Caratula de "" () - Pantalla 90

Crítica

Público recomendado: +16

Me ha gustado mucho esta película. Su director se llama Tarik Saleh (Estocolmo, 1972) y ya cuenta en su haber con algunos largometrajes interesantes como “El Cairo Confidencial” (2017). Si esta última evoca, naturalmente, un título del cine negro como “L.A. Confidential” (Curtis Hanson, 1997), la película que ahora nos llega a las pantallas tiene resonancias de “El nombre de la rosa”, el ya clásico de Jean-Jacques Annaud estrenado en 1986 y basado en la novela homónima de Umberto Eco.

Conviene lanzar una advertencia desde el principio: como película policial es flojita. Aunque su guion resultó premiado en Cannes el año pasado -lo cual nos lleva a insistir en una sana desconfianza hacia esos premios- el misterio flaquea. A la trama le falta algo de tensión y, al final, casi nos da igual quién sea el asesino (sí, hay un asesinato). Así, el que busque un “thriller” con escenas de suspense quedará decepcionado.

Sin embargo, como película de cine negro, es una cinta interesantísima. Ya saben ustedes que, desde “Cosecha roja”, la gran novela de Dashiell Hammett, el centro del género negro no es el misterio, sino la descripción de los ambientes y la crítica social. Lo fundamental no es la trama de misterio, sino el retrato de la corrupción, el cinismo, la violencia, la mentira, la injusticia y, en términos quizás más teológicos, las “estructuras de pecado” de nuestro tiempo.

En este nivel de lectura, Conspiración en El Cairo adquiere un colorido y un gusto novedosos. A partir de la llegada de un joven estudiante a la Universidad de al-Azhar, la más importante en el mundo islámico y un faro religioso para millones de musulmanes suníes, el director va trazando un retrato del Egipto contemporáneo. El temor a la infiltración islamista que representan los Hermanos Musulmanes tiene su correlato en la acción del aparato de seguridad del Estado con sus agentes, sus confidentes y sus siniestras instalaciones. No faltan ni los coroneles inquietantes ni los jeques fanáticos. A partir de aquí, pasa ante nuestros ojos la pobreza y la vulnerabilidad de los pobres y la fragilidad de cualquiera que se enfrente a los poderes políticos y religiosos.

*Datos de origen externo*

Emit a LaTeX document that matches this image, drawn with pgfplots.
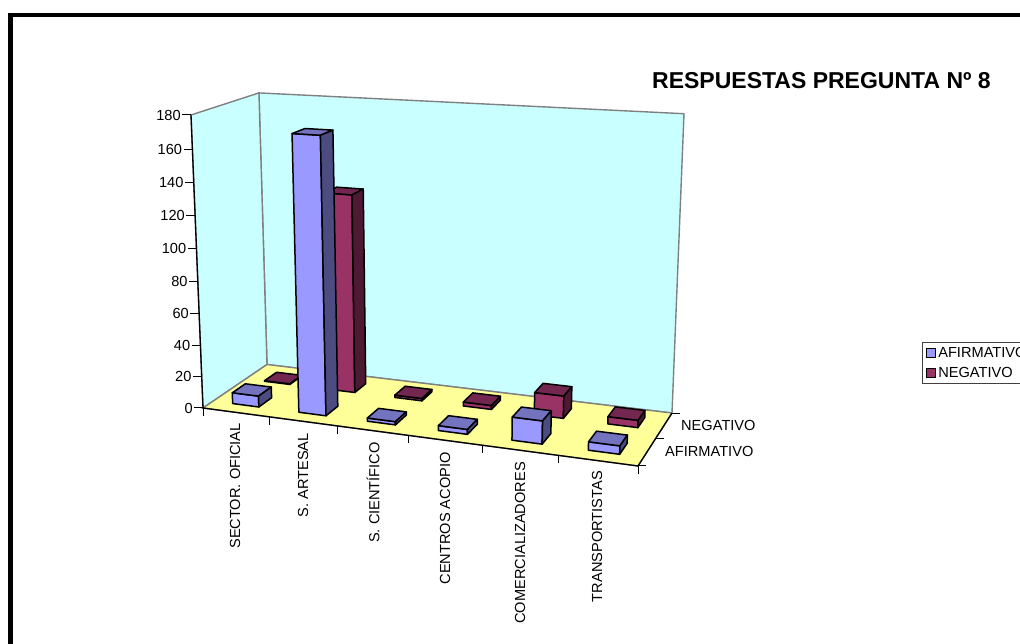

El personaje de Adam (Tawfeek Barhom) y el del coronel Ibrahim (Fares Fares) centran toda nuestra atención, pero merece la pena atender a la recreación del ambiente de la propia universidad, que adquiere un estatuto de personaje por derecho propio (los alminares, los arcos y los patios, los dormitorios, los despachos…). El fondo musical subraya el contraste entre un mundo en el que la música popular lo llena todo y el silencio majestuoso que sólo rompe el recitado de los textos coránicos. Ojo, por cierto, al concurso de salmodia coránica, que nos brinda unos minutos de disfrute de la lengua árabe, tesoro de sonoridad poética.

El espectador que vea la película desde esta perspectiva “negra” saldrá con muchos temas de discusión y de debate. Hasta qué punto la religión es parte del problema de la violencia y dónde comienza el Estado a deslegitimarse con sus propias acciones. Mientras la veía, recordaba algunos pasajes del último libro de David. R. Kaplan -me refiero a “La mentalidad trágica. Sobre el miedo, el destino y la pesada carga del poder” (RBA, 2023)- y el tránsito que lo llevó de defender la intervención en Irak en 2003 a criticar a “quienes defienden unos ideales sin tener que soportar la carga de una responsabilidad administrativa”, es decir, de las consecuencias de sus decisiones.